Het mocht in zekeren zin gemakkelijk lijken een triomph te behalen met Beethoven's Egmont-ouverture en de Pastoraal-symphonie; we hebben in ieder geval pas duidelijk kunnen beseffen bij Saint-Saëns wat Gustave Doret beteekent als kunstenaar. Zie wederom de finale dezer compositie en beschouw de doorvoering van het hoofdthema: dit is een van die elementaire melodieën, welke men terugvindt in de geheele muziekgeschiedenis; in 't Gregoriaansch wordt ze ontelbare malen gebruikt als intonatie, de oude contrapuntisten wendden haar aan met een onuitputtelijke voorliefde, men ontmoet ze als cantus firmus in alle theoretische handleidingen, om er contrapunten bij te schrijven, Mozart koos ze als hoofdthema voor den Credo van zijn Mis in fa, voor een van zijn strijkkwartetten, voor zijn 33ste en zijn Jupiter-symphonie, waar nog? en Saint-Saëns schrikt er niet voor terug die lotsvaste notenvolging opnieuw te fugeeren in een Finale. De inzet treft dan ook niet bijzonder. Men kent de melodie en bemint ze als een idee, dat we meedragen door het leven. Maar men verwondert zich dat Saint-Saëns, man van zijn tijd, het thema behandelt als plain-chant, terwijl hij in zijn Dies-irae-figuratie (hier triolen) zulke onverwachte en golvende rythmen weet te combineeren. De stemmen zetten ook wat conventioneel in, en de orchestratie, vooral de aanwending der trombone, schijnt niet meer scrupuleus overpeinsd en geslaagd. Vanwaar dan langzamerhand die glans, eerst lichtelijk, later allengs magnetiseerend? Schoone, klankrijke en melodieuse passages treft men aan in deze symphonie, doch slechts deze zal men waardeeren als een zoo wilssterk dirigent ze voordraagt.
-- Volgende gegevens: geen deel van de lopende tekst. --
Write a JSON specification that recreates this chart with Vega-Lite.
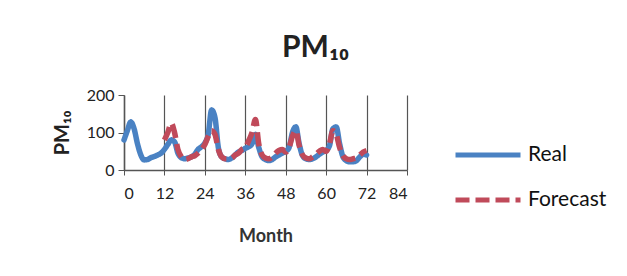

Men werd geslingerd van Oost naar West en de kalmte der apotheose duurt kort, doch men beleefde niettemin grootsche ontroeringen en Doret droeg ze in de handen.
Hoe hij dirigeert? Zijn pols is lenig en bij zachte stille passages ziet men enkel den stok bewegen; de mechaniek van den elleboog en van het schoudergewricht is even los en beweeglijk, hij weet ze gymnastisch te benutten en laat de expressie der gebaren doel blijven; maar de beweeglijkheid is zoo afgerond en metrisch-alleen, dat we dachten: het moet voor den speler, die niet aan hem gewoon is, moeilijk zijn hem te volgen, want men houdt hier van ‘vierkant’; hij dirigeert verder met op-en-neerwaartsche rukken der schouders, als hij met beide armen de maten gesticuleert. Hij is een hoekige figuur, hij schijnt een joviale, bruuske en militante aard te hebben, zijne rythmiek (eigenlijk ‘metriek’) is zorgvuldig, bovenmate gemarkeerd en origineel. Welk een nieuwe kleur bijvoorbeeld, wist hij te geven aan de ‘scene am Bach’ uit de Pastorale door de triolen-begeleiding te accentueeren, zooals Beethoven ze phraseerde, met een zwaren klemtoon, op iedere derde. Dit veroorzaakte een eigenaardige mengeling, een veelvoud van beweging, gelijk die enkel de middeleeuwsche polyphonie kende. Agogische vrijheden zijn niet zeldzaam. Welk een prachtig rallentando bracht hij o.a. aan in de derde maat bij de expositie van het hoofdthema 1ste deel! Hoe bezonnen trouwens en wel bedacht. Want als de hobo 't even daarna herhaalt dan gaat Doret door zonder eenig rubato. Dat deed inderdaad denken aan een ‘opzet’.
Hij is gevierd met een ongekend enthousiasme. We betreuren echter eene kleinigheid. Doret had een en ander van de nieuwste Fransche muziek op zijn programma moeten nemen. Of eene symphonie van Bruckner, met wie deze Fransch-Zwitser wellicht meer sympathiseert dan zijne pur sang landgenooten, die geestig heroïsme meer genieten dan geestelijk. Er schuilt tienmaal meer in een Brucknersche symphonie dan in eene van Saint-Saëns, die per slot van rekening niet rijker maakt. En in de ‘phenomenen’ van Debussy, Ravel en dergelijke, schuilen waarschijnlijk, ook hoedanigheden welke de ziel vermeerderen. Want mediteerend over onze indrukken vinden we ze dood omdat ze oogenblikkelijk waren. Gustave Doret bezit een ontzagwekkend temperament, hij weet te emotioneeren, en dat vermochten Weingartner of Rasse op verre na niet als hij; Doret trad hier voor 't eerst op, wij bewonderden hem vurig, maar wachten ons om uit te maken of hij innerlijk eigen-machtig is en ‘de ziel vermeerdert’. Ondertusschen de volle schatting onzer geestdrift!